Proof: Suppose we are given a sequence of \( rs+1 \) real numbers. Define an ordering \( \preceq \) on this sequence by \( a_i \preceq a_j \) if \(i \le j \) and \( a_i \le a_j \). A chain with respect to this ordering is just an increasing subsequence, and an antichain is a decreasing subsequence. Suppose there is no antichain of length \( s+1 \). Then the width of the set is at most \( s \), so by Dilworth's Theorem the set can be covered by \( \le s \) chains. If all of these chains have length \( \le r \), then the set has at most \( rs \) elements, which is impossible. So at least one of the chains has length \( \ge r+1 \), so there is an increasing subsequence of length \( r+1 \). \( \square\)

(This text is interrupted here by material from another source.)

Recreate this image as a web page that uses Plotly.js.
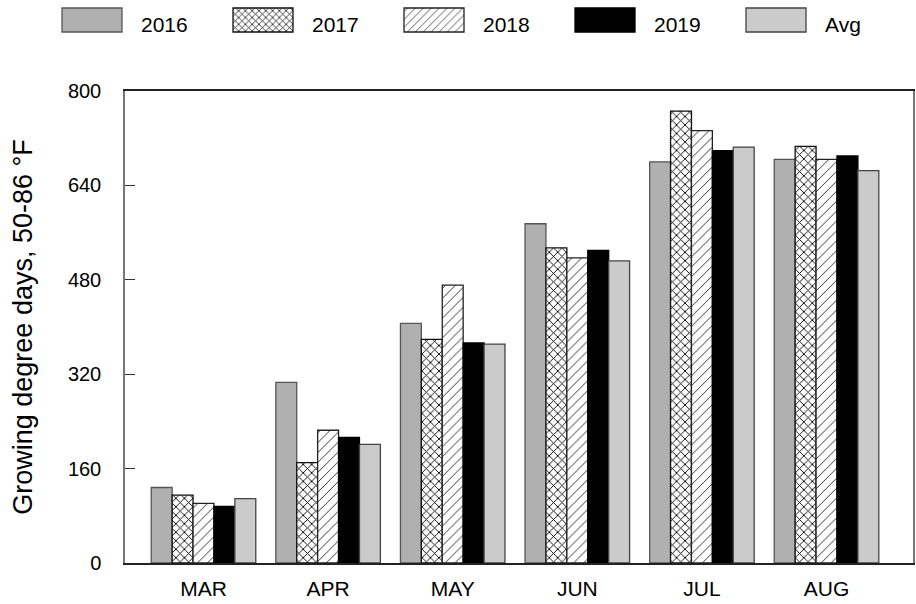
<!DOCTYPE html>
<html>
<head>
<meta charset="utf-8">
<script src="https://cdn.plot.ly/plotly-3.0.1.min.js"></script>
<style>
  html, body { margin: 0; padding: 0; background: #fff; }
  #chart { width: 916px; height: 604px; }
</style>
</head>
<body>
<div id="chart"></div>
<script>
// Monthly growing degree days (50-86 °F) by season
const months = ['MAR', 'APR', 'MAY', 'JUN', 'JUL', 'AUG'];
const gdd2016 = [128, 306, 406, 575, 680, 684];
const gdd2017 = [115, 170, 379, 534, 766, 706];
const gdd2018 = [101, 225, 471, 517, 733, 684];
const gdd2019 = [96, 213, 373, 530, 699, 690];
const gddAvg  = [109, 201, 371, 512, 705, 665];
const yTicks = [0, 160, 320, 480, 640, 800];

const FONT = 'Liberation Sans, Arial, sans-serif';

function barTrace(name, values, fill, outline, pattern) {
  const marker = { color: fill, line: { color: outline, width: 1.3 } };
  if (pattern) marker.pattern = pattern;
  return { type: 'bar', name: name, x: months, y: values, marker: marker, hoverinfo: 'x+y+name' };
}

const traces = [
  barTrace('2016', gdd2016, '#b0b0b0', '#555555'),
  barTrace('2017', gdd2017, '#ffffff', '#111111',
    { shape: 'x', size: 6, solidity: 0.28, fgcolor: '#000000', bgcolor: '#ffffff' }),
  barTrace('2018', gdd2018, '#ffffff', '#222222',
    { shape: '/', size: 7, solidity: 0.14, fgcolor: '#333333', bgcolor: '#ffffff' }),
  barTrace('2019', gdd2019, '#000000', '#000000'),
  barTrace('Avg',  gddAvg,  '#cbcbcb', '#444444')
];

const layout = {
  width: 916,
  height: 604,
  margin: { l: 125, r: 3, t: 91, b: 41, pad: 0 },
  paper_bgcolor: '#ffffff',
  plot_bgcolor: '#ffffff',
  font: { family: FONT, color: '#000000' },
  barmode: 'group',
  bargap: 0.161,
  bargroupgap: 0,
  showlegend: true,
  legend: {
    orientation: 'h',
    x: -0.095, xanchor: 'left',
    y: 1.184, yanchor: 'top',
    font: { family: FONT, size: 21, color: '#000000' },
    entrywidth: 171, entrywidthmode: 'pixels',
    itemwidth: 30,
    traceorder: 'normal',
    bgcolor: 'rgba(0,0,0,0)'
  },
  xaxis: {
    type: 'category',
    range: [-0.63, 5.694],
    showgrid: false,
    zeroline: false,
    showline: true,
    mirror: true,
    linecolor: '#222222',
    linewidth: 1.5,
    ticks: '',
    ticklabelstandoff: 6,
    tickfont: { family: FONT, size: 21, color: '#000000' },
    fixedrange: true
  },
  yaxis: {
    range: [0, 800],
    tickvals: yTicks,
    ticktext: yTicks.map(String),
    showgrid: false,
    zeroline: false,
    showline: true,
    mirror: true,
    linecolor: '#777777',
    linewidth: 1.5,
    ticks: 'inside',
    ticklen: 10,
    tickwidth: 1.2,
    tickcolor: '#333333',
    ticklabelstandoff: 18,
    tickfont: { family: FONT, size: 20, color: '#000000' },
    title: {
      text: 'Growing degree days, 50-86 °F',
      font: { family: FONT, size: 27, color: '#000000' },
      standoff: 27
    },
    automargin: false,
    fixedrange: true
  }
};

// Wide rectangular legend swatches with the label to their right
function styleLegend(gd) {
  const items = gd.querySelectorAll('.legend .traces');
  items.forEach(function (item, i) {
    const left = 62 + 171 * i;
    const path = item.querySelector('.legendpoints path');
    const text = item.querySelector('text.legendtext');
    if (path) {
      const m = path.getScreenCTM();
      const x0 = left - m.e, y0 = 8 - m.f;
      path.setAttribute('d', 'M' + x0 + ',' + y0 + 'h60v24h-60Z');
      path.style.strokeWidth = '1.3px';
    }
    if (text) {
      const m = text.getScreenCTM();
      text.setAttribute('x', left + 79 - m.e);
      text.setAttribute('y', 32 - m.f);
      text.querySelectorAll('tspan').forEach(function (t) {
        t.removeAttribute('x');
      });
    }
  });
}

const gd = document.getElementById('chart');
Plotly.newPlot(gd, traces, layout, { displayModeBar: false }).then(function () {
  styleLegend(gd);
  gd.on('plotly_afterplot', function () { styleLegend(gd); });
});
</script>
</body>
</html>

This is a special case of a general fact about partially ordered sets, which follows from Dilworth's Theorem in exactly the same way:
A partially ordered set of size \( \ge rs+1 \) has a chain of length \( r+1 \) or an antichain of length \( s+1 \).
Let \( I_1, I_2, \ldots, I_{10} \) be intervals on the real number line. Suppose that no four of the intervals are disjoint. Show that there must be four intervals that share a common point.
Solution: Define a partial order by \( I \le I' \) if and only if \( I \) and \( I' \) are disjoint and \( I \) is to the left of \( I' \). The assumption is that there is no chain of length \( 3+1 \), so there must be an antichain of length \( 3 +1 \), which is a subset of four intervals, no two of which are disjoint. Hence they share a common point. (Why?)
Proof of Dilworth's Theorem
The easiest proof is by induction on the size of the set. Let \( d \) be the size of the largest antichain of \( S \). The proof will show that \(S \) can be covered by \( d\) chains. The base case is trivial. So suppose the result has been proven for all sets smaller than \( S \).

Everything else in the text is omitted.